I'd like to preface this entry by saying SEOmoz does not practice or endorse blackhat SEO techniques. This is not intended to be an instructional blackhat SEO article or a list of websites you should all go take advantage of. The goal of this post is, rather, to "out" a significant weakness that can be exploited by savvy users.

While reading EGOL's recent post on gov links, I started brainstorming possible ways to creatively acquire a few .gov links of my own. Thus was born my first foray into the world of blackhat SEO. About a year ago I heard about how webmasters were all running scared because malicious users could easily place HTML code into their form input boxes and manipulate the markup on their sites (aka XSS)  I was curious as to how difficult this actually was, so I decided to investigate.

After running a Yahoo site: command I was able to get a list of search forms from hundreds of .gov sites. I used the web developer toolbar to convert HTML form methods from POST to GET, making the search results link-able, inserted a few HTML tags into the search boxes, and voila: I had 20 links from .gov websites pointing to my site. Once these pages were created, in theory all I'd have to do is link to them from various other domains and they'd eventually get spidered and start passing link love.

In the list below I only linked to www.example.com (a domain reserved for documentation - RFC 2606) and used the anchor text "Look, I made a link" to make the links obvious to spot.  The list below shows the compromised pages:

  1. Environmental Protection Agency
  2. United States Department of Commerce
  3. NASA - This one was a bit tricky, I had to throw in some extra markup to make sure the HTML that was rendered wasn't mangled.  In the end I managed to get a link embedded inside a giant h1 tag.
  4. The Library of Congress - I even added an image of a kitty wearing a watermelon helmet
  5. US Securities and Exchange Commission
  6. Official California Legislative Information
  7. US Department of Labor 
  8. Office of Defects Investigation - Their website is the only thing that's defective :)
  9. National Institutes of Health
  10. US Dept of Health & Human Services
  11. Missouri Secretary of State
  12. California Department of Health Services
  13. Hawaii Department of Commerce and Consumer Affairs
  14. IDL Astronomy Library Search
  15. US Department of Treasury
  16. California State Legislature
  17. Office of Extramural Research
  18. Health Information Resource Database (health.gov)
  19. United States Postal Service  I had to jump through a few advanced forms before I found one I could use.
  20. North Dakota Legislative Branch

Many of these URLs ended up being very long and gnarly, possibly discounting any value they might pass.

I see a few possible solutions to the problem (Assuming this is a problem)

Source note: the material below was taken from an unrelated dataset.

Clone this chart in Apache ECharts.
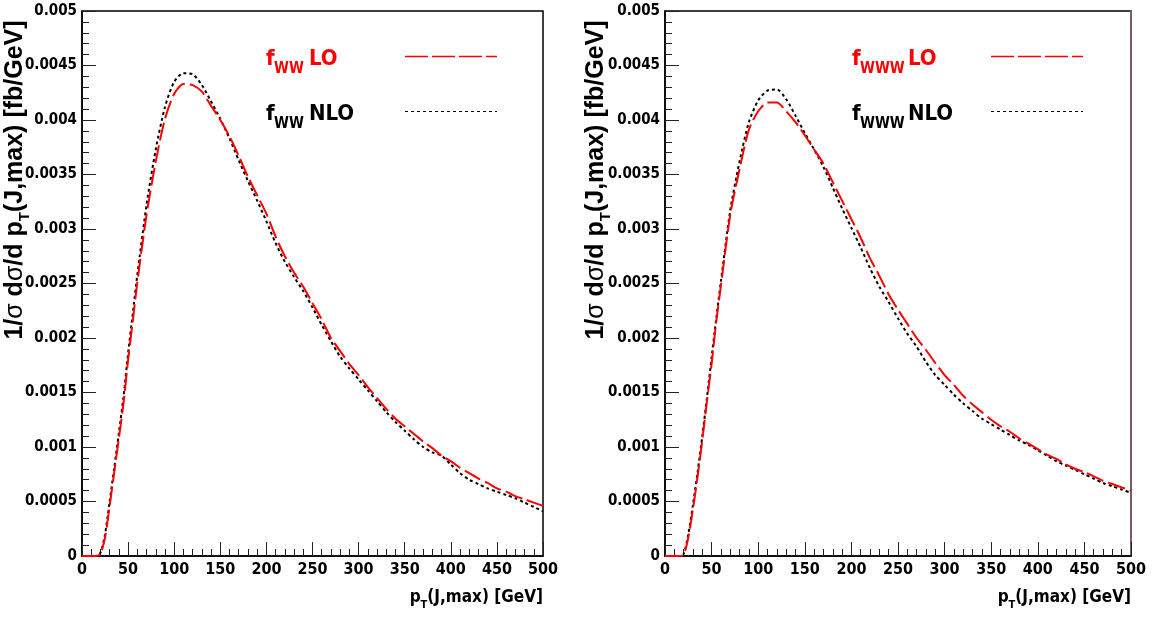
<!DOCTYPE html>
<html>
<head>
<meta charset="utf-8">
<script src="https://cdn.jsdelivr.net/npm/echarts@6/dist/echarts.min.js"></script>
<style>html,body{margin:0;padding:0;background:#fff;}#c{width:1159px;height:619px;}</style>
</head>
<body>
<div id="c"></div>
<script>
// ---- data (pT in GeV, normalized distribution in 1/fb/GeV) ----
const ptBins = [0,10,15,20,25,30,35,40,45,50,55,60,
  70,80,90,100,110,120,130,140,150,160,
  170,180,190,200,210,220,230,240,250,260,
  270,280,290,300,310,320,330,340,350,360,
  370,380,390,400,410,420,430,440,450,460,
  470,480,490,500];
const xTicks = [0,50,100,150,200,250,300,350,400,450,500];
const yTicks = [0,0.0005,0.001,0.0015,0.002,0.0025,0.003,0.0035,0.004,0.0045,0.005];

const wwLO = [0,0,0,0.00002,0.00017,0.00046,0.00077,0.00108,0.00140,0.00180,0.00215,0.00251,
  0.00313,0.00362,0.00401,0.00424,0.00433,0.00432,0.00426,0.00413,0.00400,0.00385,
  0.00367,0.00348,0.00331,0.00314,0.00293,0.00275,0.00260,0.00247,0.00232,0.00217,
  0.00200,0.00188,0.00176,0.00166,0.00155,0.00145,0.00135,0.00126,0.00119,0.00112,
  0.00105,0.00099,0.00092,0.00087,0.00081,0.00076,0.00071,0.00067,0.00062,0.00059,
  0.00055,0.00052,0.00049,0.00046];
const wwNLO = [0,0,0,0.00003,0.00020,0.00050,0.00081,0.00113,0.00146,0.00186,0.00222,0.00258,
  0.00322,0.00373,0.00412,0.00435,0.00443,0.00442,0.00432,0.00417,0.00401,0.00383,
  0.00363,0.00344,0.00326,0.00307,0.00287,0.00270,0.00256,0.00243,0.00228,0.00212,
  0.00197,0.00183,0.00172,0.00162,0.00152,0.00142,0.00132,0.00123,0.00115,0.00107,
  0.00100,0.00095,0.00092,0.00084,0.00076,0.00070,0.00066,0.00062,0.00059,0.00056,
  0.00053,0.00049,0.00045,0.00041];
const wwwLO = [0,0,0,0.00001,0.00017,0.00043,0.00073,0.00106,0.00142,0.00176,0.00215,0.00248,
  0.00313,0.00355,0.00391,0.00408,0.00416,0.00416,0.00408,0.00398,0.00386,0.00373,
  0.00360,0.00343,0.00326,0.00309,0.00292,0.00273,0.00257,0.00240,0.00226,0.00213,
  0.00200,0.00189,0.00177,0.00166,0.00157,0.00147,0.00139,0.00132,0.00125,0.00119,
  0.00114,0.00108,0.00103,0.00098,0.00093,0.00089,0.00084,0.00080,0.00077,0.00073,
  0.00069,0.00066,0.00063,0.00060];
const wwwNLO = [0,0,0,0.00002,0.00020,0.00047,0.00077,0.00110,0.00145,0.00182,0.00218,0.00252,
  0.00317,0.00362,0.00398,0.00418,0.00427,0.00428,0.00419,0.00404,0.00388,0.00373,
  0.00357,0.00338,0.00319,0.00301,0.00283,0.00264,0.00247,0.00233,0.00218,0.00204,
  0.00192,0.00178,0.00166,0.00157,0.00148,0.00140,0.00133,0.00126,0.00121,0.00116,
  0.00111,0.00106,0.00102,0.00097,0.00092,0.00087,0.00083,0.00079,0.00075,0.00071,
  0.00067,0.00064,0.00061,0.00058];

const seriesNames = ['fWW LO','fWW NLO','fWWW LO','fWWW NLO'];
const legendLabels = {
  'fWW LO':  ['f','WW',' LO'],
  'fWW NLO': ['f','WW',' NLO'],
  'fWWW LO': ['f','WWW',' LO'],
  'fWWW NLO':['f','WWW',' NLO']
};
const xTitle = ['p','T','(J,max) [GeV]'];
const yTitle = ['1/','\u03c3',' d','\u03c3','/d p','T','(J,max) [fb/GeV]'];

// ---- styling ----
const NARROW = "'DejaVu Sans Condensed','Liberation Sans Narrow','Liberation Sans',Arial,sans-serif";
const SANS = "'Liberation Sans',Arial,sans-serif";
const pairs = ys => ptBins.map((x,i)=>[x, ys[i]]);

function xAxisCfg(gi){
  return {
    type:'value', gridIndex:gi, min:xTicks[0], max:xTicks[xTicks.length-1], interval:xTicks[1]-xTicks[0],
    axisLine:{show:true,onZero:false,lineStyle:{color:'#000',width:1.5}},
    axisTick:{show:true,inside:true,length:14,lineStyle:{color:'#222',width:1}},
    minorTick:{show:true,splitNumber:5,length:7,lineStyle:{color:'#222',width:1}},
    splitLine:{show:false},
    axisLabel:{fontFamily:NARROW,fontWeight:'bold',fontSize:16,color:'#000',margin:6,hideOverlap:false},
    name:'{p|'+xTitle[0]+'}{s|'+xTitle[1]+'}{t|'+xTitle[2]+'}',
    nameLocation:'end', nameGap:0,
    nameTextStyle:{align:'right',verticalAlign:'top',padding:[33,0,0,0],
      rich:{
        p:{fontFamily:NARROW,fontWeight:'bold',fontSize:17,color:'#000',verticalAlign:'bottom',padding:[0,0,5,0]},
        t:{fontFamily:NARROW,fontWeight:'bold',fontSize:17,color:'#000',verticalAlign:'bottom',padding:[0,0,5,0]},
        s:{fontFamily:NARROW,fontWeight:'bold',fontSize:11,color:'#000',verticalAlign:'bottom'}
      }}
  };
}
function yAxisCfg(gi, gap){
  const t = yTitle;
  return {
    type:'value', gridIndex:gi, min:yTicks[0], max:yTicks[yTicks.length-1], interval:yTicks[1]-yTicks[0],
    axisLine:{show:true,onZero:false,lineStyle:{color:'#000',width:1.5}},
    axisTick:{show:true,inside:true,length:14,lineStyle:{color:'#222',width:1}},
    minorTick:{show:true,splitNumber:5,length:7,lineStyle:{color:'#222',width:1}},
    splitLine:{show:false},
    axisLabel:{fontFamily:NARROW,fontWeight:'bold',fontSize:15,color:'#000',margin:5,
      formatter:v=>String(+v.toFixed(4))},
    name:'{t|'+t[0]+'}{g|'+t[1]+'}{t|'+t[2]+'}{g|'+t[3]+'}{t|'+t[4]+'}{s|'+t[5]+'}{t|'+t[6]+'}',
    nameLocation:'middle', nameGap:gap, nameMoveOverlap:false,
    nameTextStyle:{padding:[0,0,0,207],
      rich:{
        t:{fontFamily:SANS,fontWeight:'bold',fontSize:25,color:'#000',verticalAlign:'bottom',padding:[0,0,4,0]},
        g:{fontFamily:SANS,fontWeight:'normal',fontSize:25,color:'#000',verticalAlign:'bottom',padding:[0,0,4,0]},
        s:{fontFamily:SANS,fontWeight:'bold',fontSize:15,color:'#000',verticalAlign:'bottom'}
      }}
  };
}
function legendCfg(name, left, top, color, dash, w, subW){
  const l = legendLabels[name];
  const fW = 8, restW = 134 - fW - subW;
  return {
    data:[name], left:left, top:top, padding:0, align:'right', orient:'vertical',
    itemWidth:92, itemHeight:12, selectedMode:false,
    itemStyle:{opacity:0},
    lineStyle:{width:w,type:dash},
    formatter:()=>'{f|'+l[0]+'}{s|'+l[1]+'}{m|'+l[2]+'}',
    textStyle:{color:color,
      rich:{
        f:{fontFamily:NARROW,fontWeight:'bold',fontSize:22,color:color,align:'left',verticalAlign:'bottom',padding:[0,0,7,0],width:fW},
        m:{fontFamily:NARROW,fontWeight:'bold',fontSize:22,color:color,align:'left',verticalAlign:'bottom',padding:[0,0,7,0],width:restW},
        s:{fontFamily:NARROW,fontWeight:'bold',fontSize:15,color:color,align:'left',verticalAlign:'bottom',padding:[26,0,0,0],width:subW}
      }}
  };
}
function lineSeries(name, xi, ys, color, dash){
  return {name:name,type:'line',xAxisIndex:xi,yAxisIndex:xi,data:pairs(ys),
    symbol:'none',showSymbol:false,smooth:0.25,animation:false,
    lineStyle:{color:color,width:2,type:dash},itemStyle:{color:color},z:color==='#ff0000'?3:2};
}

const frameRight = {
  type:'value', gridIndex:1, position:'right', min:yTicks[0], max:yTicks[yTicks.length-1],
  axisLine:{show:true,onZero:false,lineStyle:{color:'#7a5c5c',width:2}},
  axisTick:{show:false}, axisLabel:{show:false}, splitLine:{show:false}
};

const chart = echarts.init(document.getElementById('c'),null,{renderer:'canvas'});
chart.setOption({
  backgroundColor:'#fff',
  animation:false,
  grid:[
    {left:82,top:11,width:461,height:545,show:true,borderColor:'#000',borderWidth:1.5,containLabel:false,outerBoundsMode:'none'},
    {left:665,top:11,width:466,height:545,show:true,borderColor:'#000',borderWidth:1.5,containLabel:false,outerBoundsMode:'none'}
  ],
  xAxis:[xAxisCfg(0),xAxisCfg(1)],
  yAxis:[yAxisCfg(0,50),yAxisCfg(1,52),frameRight],
  legend:[
    legendCfg(seriesNames[0],266,48,'#ff0000',[23,4],1.3,28),
    legendCfg(seriesNames[1],266,103,'#000000',[3,3],1.2,28),
    legendCfg(seriesNames[2],852,48,'#ff0000',[23,4],1.3,41),
    legendCfg(seriesNames[3],852,103,'#000000',[3,3],1.2,41)
  ],
  series:[
    lineSeries(seriesNames[1],0,wwNLO,'#000000',[3,3]),
    lineSeries(seriesNames[0],0,wwLO,'#ff0000',[18,5]),
    lineSeries(seriesNames[3],1,wwwNLO,'#000000',[3,3]),
    lineSeries(seriesNames[2],1,wwwLO,'#ff0000',[18,5])
  ]
});
</script>
</body>
</html>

  1. All those sites need to be informed of the exploit and start validating form input.  Unfortunately this is just a quick list I put together this evening, I'm sure there are thousands (if not millions) of sites out there that are vulnerable.
  2. The SEs needs to de-value links that are found on a site search results page (perhaps they already do this?). These exploits aren't limited to search results, however; you could do this on any HTML form that wasn't properly validating input.
  3. The SEs could greatly de-value links that aren't linked to from the rest of the site. These injected pages are essentially "floaters": pages that are not linked to anywhere on the site but have incoming external links. Do the SEs already do this? 
  4. De-value pages that contain HTML in the URL (both encoded and unencoded), particularly if it contains A tags.
  5. Disallow indexing of any forms via robots.txt or a meta tag. Again, this would require work on the .gov webmasters part and changes are probably made at the speed of molasses (assuming the web departments of the goverment work as slowly as the rest of it).

What do you all think?  Would these injected links pass link love or is this simply something that search engines already account for and is a non-issue?

SEO aside, this could also be used for phishing scams. For example, an attacker could build a fake payment form on  the nasa.gov website asking for $100.00 for whatever reason. The form would then POST to another server, the payment data would be stored, and then they'd get forwarded back to another exploited nasa.gov page with a "thanks for your payment" message. The user would never know they'd been duped - frightening to say the least.

UPDATE (from Rand): We originally pulled this post on concerns that it could spark legal issues or create more problems then it helped solve. However, after consultation with several folks, we've decided that sweeping the problem under the carpet is more detrimental than getting it out in the open.